Residents and councillors fear an allotment company could be planning to build a new site in Ecclesfield, which they believe would be unfit for the area, causing traffic congestion and disrupting the privacy of homeowners in the area.

Community members believe Roots Allotments, which has nine sites nationwide, including one in Dronfield, plan to set up a new site in the North of the city. 

As a local resident, Susan Davidson (also chairman of Ecclesfield Parish Council), 53, raised the issue at a meeting of the North Area Committee at Forge Valley School on Thursday, criticising Roots Allotments potential impact on the area.

She said: “We’re looking at potentially hundreds of cars coming to our community with no plan for parking, no real access. 

“There’s only two ways into that field, there’s Loicher Lane, which is a very dangerous 60 mile an hour stretch with blind corners and then Butterthwaite Lane, which is a private road, only really supposed to be for access to the residents.”

In its other sites across the UK, Roots Allotments has an average of 27 plots per acre.
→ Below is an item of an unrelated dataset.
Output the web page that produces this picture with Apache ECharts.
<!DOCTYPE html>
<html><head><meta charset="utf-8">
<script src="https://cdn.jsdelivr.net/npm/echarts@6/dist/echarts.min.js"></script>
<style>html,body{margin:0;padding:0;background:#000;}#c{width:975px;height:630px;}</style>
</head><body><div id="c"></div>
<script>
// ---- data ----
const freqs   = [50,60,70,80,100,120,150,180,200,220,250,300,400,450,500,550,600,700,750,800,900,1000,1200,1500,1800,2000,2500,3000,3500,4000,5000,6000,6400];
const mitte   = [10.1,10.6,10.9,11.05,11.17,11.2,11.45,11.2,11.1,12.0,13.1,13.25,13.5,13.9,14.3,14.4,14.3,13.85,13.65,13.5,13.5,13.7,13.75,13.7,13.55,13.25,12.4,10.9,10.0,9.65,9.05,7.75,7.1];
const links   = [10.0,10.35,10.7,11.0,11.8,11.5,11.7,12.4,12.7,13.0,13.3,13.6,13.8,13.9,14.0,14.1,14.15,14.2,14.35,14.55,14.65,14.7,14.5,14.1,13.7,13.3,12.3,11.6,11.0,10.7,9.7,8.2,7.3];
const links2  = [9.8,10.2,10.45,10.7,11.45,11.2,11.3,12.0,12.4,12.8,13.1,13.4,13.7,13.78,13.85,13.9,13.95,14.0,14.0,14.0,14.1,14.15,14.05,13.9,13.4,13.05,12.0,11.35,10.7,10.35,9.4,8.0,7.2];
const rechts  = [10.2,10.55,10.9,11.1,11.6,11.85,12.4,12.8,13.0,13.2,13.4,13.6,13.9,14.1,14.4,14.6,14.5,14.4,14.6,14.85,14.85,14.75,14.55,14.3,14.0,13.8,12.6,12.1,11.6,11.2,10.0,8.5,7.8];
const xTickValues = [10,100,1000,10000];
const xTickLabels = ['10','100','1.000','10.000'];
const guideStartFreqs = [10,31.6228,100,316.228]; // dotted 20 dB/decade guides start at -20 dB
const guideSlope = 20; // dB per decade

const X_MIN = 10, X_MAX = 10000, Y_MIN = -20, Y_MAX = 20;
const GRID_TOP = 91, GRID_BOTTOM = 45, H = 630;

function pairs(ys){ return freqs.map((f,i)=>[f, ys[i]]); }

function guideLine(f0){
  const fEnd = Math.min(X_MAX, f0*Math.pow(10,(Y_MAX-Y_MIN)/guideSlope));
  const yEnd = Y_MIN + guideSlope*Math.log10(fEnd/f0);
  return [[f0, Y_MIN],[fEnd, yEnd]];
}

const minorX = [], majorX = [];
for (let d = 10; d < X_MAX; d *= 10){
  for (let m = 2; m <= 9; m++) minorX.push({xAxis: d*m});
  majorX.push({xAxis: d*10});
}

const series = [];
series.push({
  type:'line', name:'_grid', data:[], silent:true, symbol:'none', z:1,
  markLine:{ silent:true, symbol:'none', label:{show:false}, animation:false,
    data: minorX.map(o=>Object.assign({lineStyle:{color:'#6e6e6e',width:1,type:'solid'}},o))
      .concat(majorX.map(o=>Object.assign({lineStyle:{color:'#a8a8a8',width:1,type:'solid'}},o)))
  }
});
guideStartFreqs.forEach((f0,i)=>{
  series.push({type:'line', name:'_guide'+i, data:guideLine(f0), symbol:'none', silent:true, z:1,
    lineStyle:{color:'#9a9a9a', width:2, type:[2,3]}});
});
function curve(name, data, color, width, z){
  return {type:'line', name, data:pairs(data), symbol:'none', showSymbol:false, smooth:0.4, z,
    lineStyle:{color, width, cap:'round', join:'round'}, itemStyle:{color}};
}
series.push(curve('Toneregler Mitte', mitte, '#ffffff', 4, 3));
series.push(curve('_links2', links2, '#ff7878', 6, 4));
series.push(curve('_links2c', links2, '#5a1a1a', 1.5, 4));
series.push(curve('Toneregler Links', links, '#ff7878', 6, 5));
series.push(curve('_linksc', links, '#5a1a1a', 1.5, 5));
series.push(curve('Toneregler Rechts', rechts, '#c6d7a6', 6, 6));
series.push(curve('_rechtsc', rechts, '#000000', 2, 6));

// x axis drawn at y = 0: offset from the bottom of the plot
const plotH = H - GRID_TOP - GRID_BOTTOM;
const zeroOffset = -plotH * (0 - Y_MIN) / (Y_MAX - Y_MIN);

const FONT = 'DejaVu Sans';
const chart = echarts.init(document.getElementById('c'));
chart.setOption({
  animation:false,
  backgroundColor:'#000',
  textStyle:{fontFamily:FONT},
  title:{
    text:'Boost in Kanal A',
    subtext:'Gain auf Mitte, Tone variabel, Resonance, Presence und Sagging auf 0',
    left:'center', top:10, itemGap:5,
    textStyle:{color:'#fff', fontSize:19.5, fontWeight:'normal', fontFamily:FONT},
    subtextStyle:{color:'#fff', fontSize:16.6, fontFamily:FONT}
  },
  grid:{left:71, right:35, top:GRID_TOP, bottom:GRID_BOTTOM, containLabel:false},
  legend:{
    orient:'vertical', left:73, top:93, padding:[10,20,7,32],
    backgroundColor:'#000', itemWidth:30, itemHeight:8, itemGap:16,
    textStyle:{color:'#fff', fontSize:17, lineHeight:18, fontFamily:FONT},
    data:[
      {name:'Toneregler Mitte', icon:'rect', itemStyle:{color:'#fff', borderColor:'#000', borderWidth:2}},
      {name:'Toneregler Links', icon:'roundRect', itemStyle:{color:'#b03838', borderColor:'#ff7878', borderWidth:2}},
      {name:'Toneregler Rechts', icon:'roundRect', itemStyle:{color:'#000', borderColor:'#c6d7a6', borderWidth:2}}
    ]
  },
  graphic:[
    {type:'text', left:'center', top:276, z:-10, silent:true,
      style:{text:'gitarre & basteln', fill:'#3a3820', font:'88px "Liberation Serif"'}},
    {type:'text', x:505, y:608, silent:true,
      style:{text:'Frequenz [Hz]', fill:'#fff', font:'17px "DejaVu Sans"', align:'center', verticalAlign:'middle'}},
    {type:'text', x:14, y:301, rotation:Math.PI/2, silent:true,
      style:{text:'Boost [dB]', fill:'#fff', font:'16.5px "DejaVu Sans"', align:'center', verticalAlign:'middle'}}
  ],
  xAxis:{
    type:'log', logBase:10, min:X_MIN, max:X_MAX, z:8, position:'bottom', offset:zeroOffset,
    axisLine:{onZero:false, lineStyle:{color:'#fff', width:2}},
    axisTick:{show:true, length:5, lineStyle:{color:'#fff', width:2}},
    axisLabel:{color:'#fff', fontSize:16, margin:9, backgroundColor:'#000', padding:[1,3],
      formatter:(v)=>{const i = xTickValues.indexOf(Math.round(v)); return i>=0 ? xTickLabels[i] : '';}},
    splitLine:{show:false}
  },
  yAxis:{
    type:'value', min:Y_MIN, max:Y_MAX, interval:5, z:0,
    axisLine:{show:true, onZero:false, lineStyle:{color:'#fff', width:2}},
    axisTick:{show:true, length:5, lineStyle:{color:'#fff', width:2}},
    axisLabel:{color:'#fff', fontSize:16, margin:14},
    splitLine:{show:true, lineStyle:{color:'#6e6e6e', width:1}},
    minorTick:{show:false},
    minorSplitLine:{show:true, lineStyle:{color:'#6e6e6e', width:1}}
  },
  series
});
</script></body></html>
On the proposed site in Ecclesfield there are 12 acres of land available.

Therefore, Roots Allotments could potentially pitch up to 330 new allotments neighbouring homes, attracting hundreds of people to the private area.

Mrs Davidson said: “Roots cram allotments into each acre, we are not talking about normal allotments.

“Every resident is worried that this is a business model to allow further development.”

However, Ed Morrison, founder of Roots Allotments told ShefNews that “time and time again” it has created spaces that are in line with “government sustainable farming incentives”.

No plans have yet been announced for the site.

Mr Morrison said: “We are helping new people enter the growing space at a time when there is an urgency for change.

“Our allotment sites are places of collaboration and connection, we partner with charities, CICs and schools to ensure that people have access to growing spaces and education.”

At the meeting, Sheffield city councillors also raised their concerns.

Liberal Democrat Councillor Robert Reiss, who represents East Ecclesfield, where the site will be located, said: “We are aware of the pressure of the number of allotments we have and the number of people that want it and I can see there might be a commercial driver in the area.”

Coun Reiss claimed the price of Roots Allotments are “extortionate” compared to what the city council offers.

He has pledged to work with Mrs Davidson to make sure that if any development does happen, any formal planning process and scrutiny will be applied.

He added: “We want to make sure we are not negligent in our responsibilities to local residents.”

Mr Morrison said previous proposals elsewhere in the country, including one in Leeds, have attracted opposition, but that it has always applied for planning permission where necessary.

He added: “If you were to start fresh you would need to buy all the tools, seeds, equipment and plants.

“Our members can turn up and get going without waiting years and wasting growing sessions and not taking part in something that’s incredible for your mental and physical well-being.

“Just because a potential location is XX amount of acres, it doesn’t mean it will all be patches. We have proven this time and time again by demonstrating we are creating a mixed use space that’s in line with the governments sustainable farming incentives.

“That means planting native hedgerow, sowing wildflower areas, establishing fruit trees and also native woodland on 10 to 20 per cent of the site’s location.”